Saturday, October 29, 2011

Truck Of The Day: October 29, 2011

Today's car of the day is Matchbox's 1993 Ford F-150.

The F-Series is a series of full-size pickup trucks from Ford Motor Company sold for over six decades. The most popular variant of the F-Series is the F-150. It was the best-selling vehicle in the United States for 24 years and has been the best-selling truck for 34 years, though this does not include combined sales of GM pickup trucks. In the tenth generation of the F-series, the F-250 and F-350 changed body style in 1998 and joined the Super Duty series.

In Canada during the post-WWII era, smaller rural communities had access to either a Ford dealer or a Lincoln-Mercury-Meteor dealer, but not both; a Mercury-badged version was sold at Lincoln-Mercury-Meteor dealers there from 1946-1968. Other than the grilles, trim, and badging, these trucks were identical to their Ford counterparts.

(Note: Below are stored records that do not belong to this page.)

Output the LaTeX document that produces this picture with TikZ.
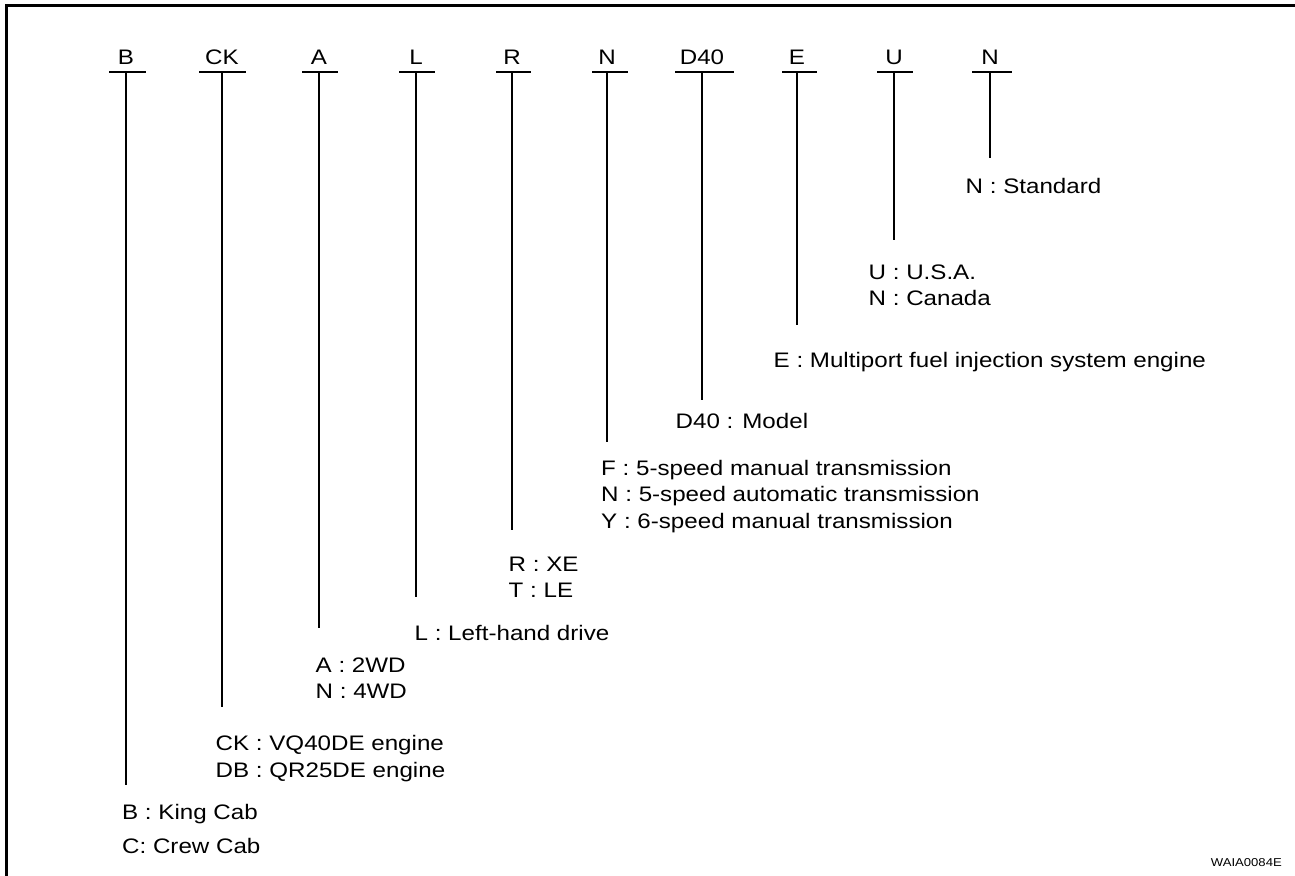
\documentclass[tikz,border=0pt]{standalone}
\usepackage{fontspec}
\setmainfont{Liberation Sans}[FakeStretch=1.15]
\begin{document}
\begin{tikzpicture}[x=1pt,y=-1pt,
  hdr/.style={anchor=base,inner sep=0pt,font=\fontsize{21}{26.5}\selectfont},
  lbl/.style={anchor=base west,inner sep=0pt,font=\fontsize{21}{26.5}\selectfont},
  uline/.style={line width=2.6pt},
  stem/.style={line width=1.5pt},
  frame/.style={line width=3pt}]
\useasboundingbox (0,0) rectangle (1295,875);
% frame (top and left only)
\draw[frame] (6.3,876) -- (6.3,5.5) -- (1296,5.5);
% headers
\foreach \n/\t/\x/\l/\r in {B/B/126/109/146, CK/CK/222/199/246, A/A/319/302/338, L/L/416/399/435, R/R/512/496/531, N/N/607/592/628, DF/D40/702/675/734, E/E/797/782/817, U/U/894/877/913, NN/N/990/972/1012}{
  \node[hdr] (h\n) at (\x,65) {\t};
  \coordinate (t\n) at (\x,72);
  \draw[uline] (\l,72) -- (\r,72);
}
% stem ends
\coordinate (eB) at (126,785);
\coordinate (eCK) at (222,707);
\coordinate (eA) at (319,628);
\coordinate (eL) at (416,597);
\coordinate (eR) at (512,530);
\coordinate (eN) at (607,442);
\coordinate (eDF) at (702,400);
\coordinate (eE) at (797,325);
\coordinate (eU) at (894,240);
\coordinate (eNN) at (990,158);
\foreach \n in {B,CK,A,L,R,N,DF,E,U,NN}{\draw[stem] (t\n) -- (e\n);}
% labels
\node[lbl] (lNN) at (965.5,193) {N : Standard};
\node[lbl] (lU1) at (868.5,279) {U : U.S.A.};
\node[lbl] (lU2) at (868.5,305) {N : Canada};
\node[lbl] (lE) at (773.5,367) {E : Multiport fuel injection system engine};
\node[lbl] (lDF) at (675.5,428) {D40 : Model};
\node[lbl] (lN1) at (601,475) {F : 5-speed manual transmission};
\node[lbl] (lN2) at (601,501.5) {N : 5-speed automatic transmission};
\node[lbl] (lN3) at (601,528) {Y : 6-speed manual transmission};
\node[lbl] (lR1) at (508.5,571) {R : XE};
\node[lbl] (lR2) at (508.5,597) {T : LE};
\node[lbl] (lL) at (414.5,640) {L : Left-hand drive};
\node[lbl] (lA1) at (315.5,672) {A : 2WD};
\node[lbl] (lA2) at (315.5,698) {N : 4WD};
\node[lbl] (lCK1) at (215.5,750.5) {CK : VQ40DE engine};
\node[lbl] (lCK2) at (215.5,777) {DB : QR25DE engine};
\node[lbl] (lB1) at (122,819) {B : King Cab};
\node[lbl] (lB2) at (122,853) {C: Crew Cab};
\node[anchor=base east,inner sep=0pt,font=\fontsize{11.4}{13}\selectfont] (code) at (1282,866) {WAIA0084E};
\end{tikzpicture}
\end{document}
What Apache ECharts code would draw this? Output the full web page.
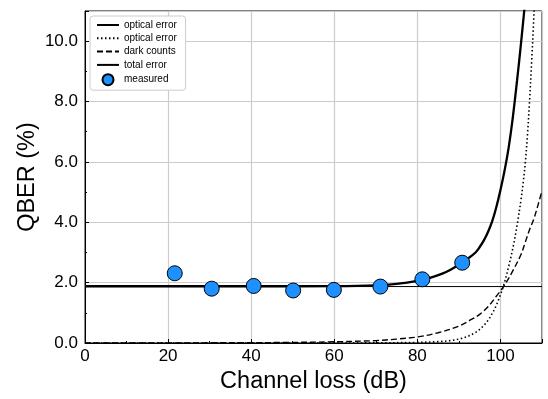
<!DOCTYPE html>
<html>
<head>
<meta charset="utf-8">
<script src="https://cdn.jsdelivr.net/npm/echarts@6/dist/echarts.min.js"></script>
<style>
html,body{margin:0;padding:0;background:#fff;}
#chart{width:548px;height:399px;}
</style>
</head>
<body>
<div id="chart"></div>
<script>
// measured points
var measX = [21.6, 30.5, 40.6, 50.1, 59.9, 71.1, 81.2, 90.8];
var measY = [2.31, 1.80, 1.89, 1.74, 1.76, 1.87, 2.11, 2.66];

// optical error (flat part)
var optX = [0, 110];
var optY = [1.87, 1.87];

// optical error (dotted)
var dotX = [0, 60, 70, 80, 85, 88, 90, 92, 94, 95, 96, 97, 98, 99, 100, 101, 102, 103, 104, 105, 105.5, 106, 106.5, 107, 107.5, 108, 108.5];
var dotY = [0, 0, 0.005, 0.02, 0.045, 0.08, 0.13, 0.21, 0.35, 0.45, 0.58, 0.75, 0.97, 1.25, 1.6, 2.02, 2.55, 3.15, 3.9, 4.8, 5.35, 6.0, 6.9, 8.0, 9.3, 10.7, 12.3];

// dark counts (dashed)
var darkX = [0, 20, 40, 50, 60, 70, 75, 80, 85, 90, 93, 95, 97, 99, 101, 103, 105, 106, 107, 108, 109, 110];
var darkY = [0, 0.003, 0.01, 0.02, 0.04, 0.08, 0.13, 0.2, 0.34, 0.56, 0.78, 0.95, 1.2, 1.55, 1.92, 2.4, 2.95, 3.35, 3.75, 4.1, 4.55, 5.05];

// total error
var totX = [0, 20, 40, 60, 70, 75, 80, 83, 86, 88, 90, 92, 94, 95, 96, 97, 98, 99, 100, 101, 102, 103, 104, 105, 106];
var totY = [1.88, 1.88, 1.88, 1.885, 1.91, 1.96, 2.06, 2.16, 2.3, 2.43, 2.59, 2.78, 3.0, 3.18, 3.4, 3.68, 4.03, 4.5, 5.07, 5.72, 6.5, 7.5, 8.7, 10.0, 11.4];

function pairs(xs, ys) {
  var out = [];
  for (var i = 0; i < xs.length; i++) out.push([xs[i], ys[i]]);
  return out;
}

var font = 'Liberation Sans, Arial, sans-serif';
var myChart = echarts.init(document.getElementById('chart'));

var noMark = { opacity: 0, borderWidth: 0 };

var option = {
  backgroundColor: '#fff',
  animation: false,
  grid: {
    left: 85, right: 6, top: 11, bottom: 55,
    show: true, borderColor: '#000', borderWidth: 1
  },
  legend: {
    orient: 'vertical',
    left: 90, top: 16,
    padding: [4, 6, 4, 6],
    itemGap: 3.3,
    itemWidth: 22, itemHeight: 11,
    backgroundColor: '#fff',
    borderColor: '#cccccc', borderWidth: 1, borderRadius: 3,
    textStyle: { fontFamily: font, fontSize: 10, color: '#000' },
    data: [
      { name: 'optical error', itemStyle: noMark },
      { name: 'optical error ', itemStyle: noMark },
      { name: 'dark counts', itemStyle: noMark },
      { name: 'total error', itemStyle: noMark },
      { name: 'measured', icon: 'circle' }
    ]
  },
  xAxis: {
    type: 'value', min: 0, max: 110, interval: 20,
    name: 'Channel loss (dB)', nameLocation: 'middle', nameGap: 27, nameMoveOverlap: false,
    nameTextStyle: { fontFamily: font, fontSize: 23.5, color: '#000' },
    axisLine: { lineStyle: { color: '#000' } },
    axisTick: { inside: true, length: 4, lineStyle: { color: '#000' } },
    minorTick: { show: true, splitNumber: 2, length: 2, lineStyle: { color: '#000' } },
    axisLabel: { fontFamily: font, fontSize: 17, color: '#000', margin: 5, showMaxLabel: false },
    splitLine: { show: true, lineStyle: { color: '#cccccc', width: 1.2 } }
  },
  yAxis: {
    type: 'value', min: 0, max: 11, interval: 2,
    name: 'QBER (%)', nameLocation: 'middle', nameGap: 45, nameMoveOverlap: false,
    nameTextStyle: { fontFamily: font, fontSize: 23.5, color: '#000' },
    axisLine: { show: true, lineStyle: { color: '#000' } },
    axisTick: { show: true, inside: true, length: 4, lineStyle: { color: '#000' } },
    minorTick: { show: true, splitNumber: 2, length: 2, lineStyle: { color: '#000' } },
    axisLabel: {
      fontFamily: font, fontSize: 17, color: '#000', margin: 7, showMaxLabel: false,
      formatter: function (v) { return v > 10 ? '' : v.toFixed(1); }
    },
    splitLine: { show: true, lineStyle: { color: '#cccccc', width: 1.2 } }
  },
  series: [
    {
      name: 'optical error', type: 'line', data: pairs(optX, optY),
      symbol: 'none', lineStyle: { color: '#000', width: 1 }, itemStyle: { color: '#000' }, z: 3
    },
    {
      name: 'optical error ', type: 'line', data: pairs(dotX, dotY),
      symbol: 'none', smooth: 0.35,
      lineStyle: { color: '#000', width: 1.6, type: [1.5, 2.5] }, itemStyle: { color: '#000' }, z: 3
    },
    {
      name: 'dark counts', type: 'line', data: pairs(darkX, darkY),
      symbol: 'none', smooth: 0.35,
      lineStyle: { color: '#000', width: 1.4, type: [6, 3] }, itemStyle: { color: '#000' }, z: 3
    },
    {
      name: 'total error', type: 'line', data: pairs(totX, totY),
      symbol: 'none', smooth: 0.35,
      lineStyle: { color: '#000', width: 2.3 }, itemStyle: { color: '#000' }, z: 4
    },
    {
      name: 'measured', type: 'scatter', data: pairs(measX, measY),
      symbol: 'circle', symbolSize: 15,
      itemStyle: { color: '#1e90ff', borderColor: '#000', borderWidth: 1, opacity: 1 }, z: 5
    }
  ]
};

myChart.setOption(option);
</script>
</body>
</html>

For more information and pictures of the real car please visit: Ford F-150

I love this casting and I love this color scheme.  This one did not get nearly enough use in the Matchbox line.  Someone at Mattel likes Chevrolet- the Chevy pickup that debuted the same year as this Ford has been in the line ever since, but this Ford disappeared when Matchbox moved from New Jersey to California, never to be seen again.

The 1992 truck received a new aerodynamic-looking front end, a new dashboard, and the Flareside bed returned. The "Nite" package introduced in 1991 continued, but was dropped at the end of the 1992 model year.

The 1994 models brought several changes, including a driver's-side airbag, "CHMSL" third brake light, brake-shift interlock and CFC-free air conditioning. New options in 1994 included remote keyless entry with alarm, a compact disc player fitted into the regular stereo system, and a power driver's seat; an electrochromic inside rear view mirror was also offered in 1994 and 1995 as part of a luxury light package. Following the lead of the Explorer, an Eddie Bauer trim line — featuring plusher trim and increased standard features — was added for 1995.

Ford trailed rival General Motors in combined truck sales for much of the ninth generation, though sales steadily rose each year. 500,000 F-Series trucks were sold in 1992, but this rose to nearly 800,000 by 1996, and the Ford had overtaken the combined Chevrolet and GMC pickup sales for the first time in a decade.